GOAL ::
Extract word for word the lines of the listing from its start to the line holding "const titleText = 'Figure", both ends kept; pictures are not part of the copy.

SUPPLIED INFORMATION ::
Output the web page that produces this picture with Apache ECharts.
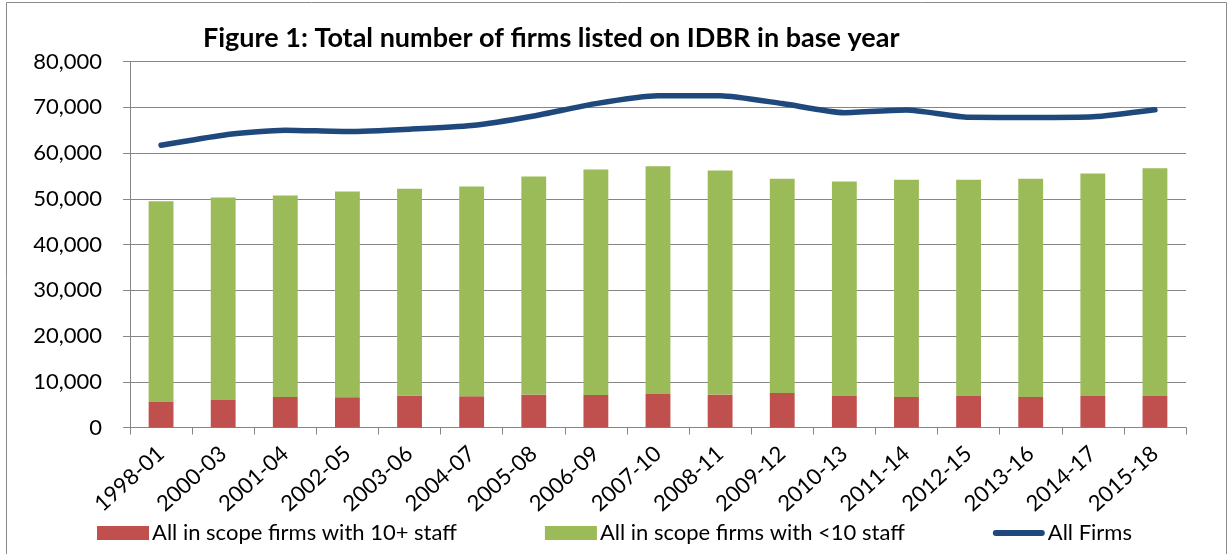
<!DOCTYPE html>
<html><head><meta charset="utf-8">
<script src="https://cdn.jsdelivr.net/npm/echarts@6/dist/echarts.min.js"></script>
<style>html,body{margin:0;padding:0;background:#fff}#c{width:1229px;height:554px}</style>
</head><body><div id="c"></div>
<script>
const categories = ['1998-01','2000-03','2001-04','2002-05','2003-06','2004-07','2005-08','2006-09','2007-10','2008-11','2009-12','2010-13','2011-14','2012-15','2013-16','2014-17','2015-18'];
const firms10plus = [5590,6030,6680,6620,6990,6830,7200,7130,7340,7200,7550,6900,6680,6900,6680,6900,6900];
const firmsUnder10 = [43890,44250,44040,44970,45190,45860,47670,49270,49780,48980,46820,46880,47470,47250,47690,48620,49780];
const allFirms = [61700,63900,65000,64700,65200,66000,68100,70800,72500,72500,70800,68800,69400,67800,67750,67900,69450];
const yTicks = [0,10000,20000,30000,40000,50000,60000,70000,80000];
const seriesNames = ['All in scope firms with 10+ staff','All in scope firms with <10 staff','All Firms'];
const titleText = 'Figure 1: Total number of firms listed on IDBR in base year';

const FONT = 'Lato, "Open Sans", sans-serif';
const chart = echarts.init(document.getElementById('c'), null, {renderer:'canvas'});
chart.setOption({
  animation:false,
  backgroundColor:'#fff',
  graphic:[{type:'rect',shape:{x:6.5,y:2.5,width:1220,height:600},style:{fill:'none',stroke:'#8a8a8a',lineWidth:1},silent:true}],
  title:{text:titleText,left:198,top:20,textStyle:{fontFamily:FONT,fontWeight:'bold',fontSize:27,color:'#000'}},
  grid:{left:130,right:43,top:61.5,bottom:126.5,containLabel:false},
  legend:{bottom:5,left:'center',itemWidth:52,itemHeight:14,itemGap:88,symbolKeepAspect:true,
    textStyle:{fontFamily:FONT,fontSize:22,color:'#000',padding:[0,0,0,-2]},
    data:[{name:seriesNames[0],icon:'rect'},{name:seriesNames[1],icon:'rect'},
      {name:seriesNames[2],icon:'path://M3,0 L49,0 A3,3 0 0 1 49,6 L3,6 A3,3 0 0 1 3,0 Z'}]},
  xAxis:{type:'category',data:categories,boundaryGap:true,
    axisLine:{lineStyle:{color:'#868686',width:1}},
    axisTick:{show:true,alignWithLabel:false,length:7,lineStyle:{color:'#868686'}},
    axisLabel:{rotate:42,fontFamily:FONT,fontSize:22,color:'#000',margin:23,interval:0}},
  yAxis:{type:'value',min:0,max:80000,interval:10000,
    axisLine:{show:true,lineStyle:{color:'#868686',width:1}},
    axisTick:{show:true,length:7,lineStyle:{color:'#868686'}},
    splitLine:{lineStyle:{color:'#868686',width:1}},
    axisLabel:{fontFamily:FONT,fontSize:22,color:'#000',margin:28,
      formatter:v=>yTicks.includes(v)?v.toLocaleString('en-US'):''}},
  series:[
    {name:seriesNames[0],type:'bar',stack:'s',data:firms10plus,barWidth:'40%',itemStyle:{color:'#C0504D'}},
    {name:seriesNames[1],type:'bar',stack:'s',data:firmsUnder10,barWidth:'40%',itemStyle:{color:'#9BBB59'}},
    {name:seriesNames[2],type:'line',data:allFirms,symbol:'none',smooth:0.2,
      lineStyle:{color:'#1F497D',width:5.5,cap:'round',join:'round'},itemStyle:{color:'#1F497D'}}
  ]
});
</script></body></html>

WRITTEN RESPONSE ::
Output the web page that produces this picture with Apache ECharts.
<!DOCTYPE html>
<html><head><meta charset="utf-8">
<script src="https://cdn.jsdelivr.net/npm/echarts@6/dist/echarts.min.js"></script>
<style>html,body{margin:0;padding:0;background:#fff}#c{width:1229px;height:554px}</style>
</head><body><div id="c"></div>
<script>
const categories = ['1998-01','2000-03','2001-04','2002-05','2003-06','2004-07','2005-08','2006-09','2007-10','2008-11','2009-12','2010-13','2011-14','2012-15','2013-16','2014-17','2015-18'];
const firms10plus = [5590,6030,6680,6620,6990,6830,7200,7130,7340,7200,7550,6900,6680,6900,6680,6900,6900];
const firmsUnder10 = [43890,44250,44040,44970,45190,45860,47670,49270,49780,48980,46820,46880,47470,47250,47690,48620,49780];
const allFirms = [61700,63900,65000,64700,65200,66000,68100,70800,72500,72500,70800,68800,69400,67800,67750,67900,69450];
const yTicks = [0,10000,20000,30000,40000,50000,60000,70000,80000];
const seriesNames = ['All in scope firms with 10+ staff','All in scope firms with <10 staff','All Firms'];
const titleText = 'Figure 1: Total number of firms listed on IDBR in base year';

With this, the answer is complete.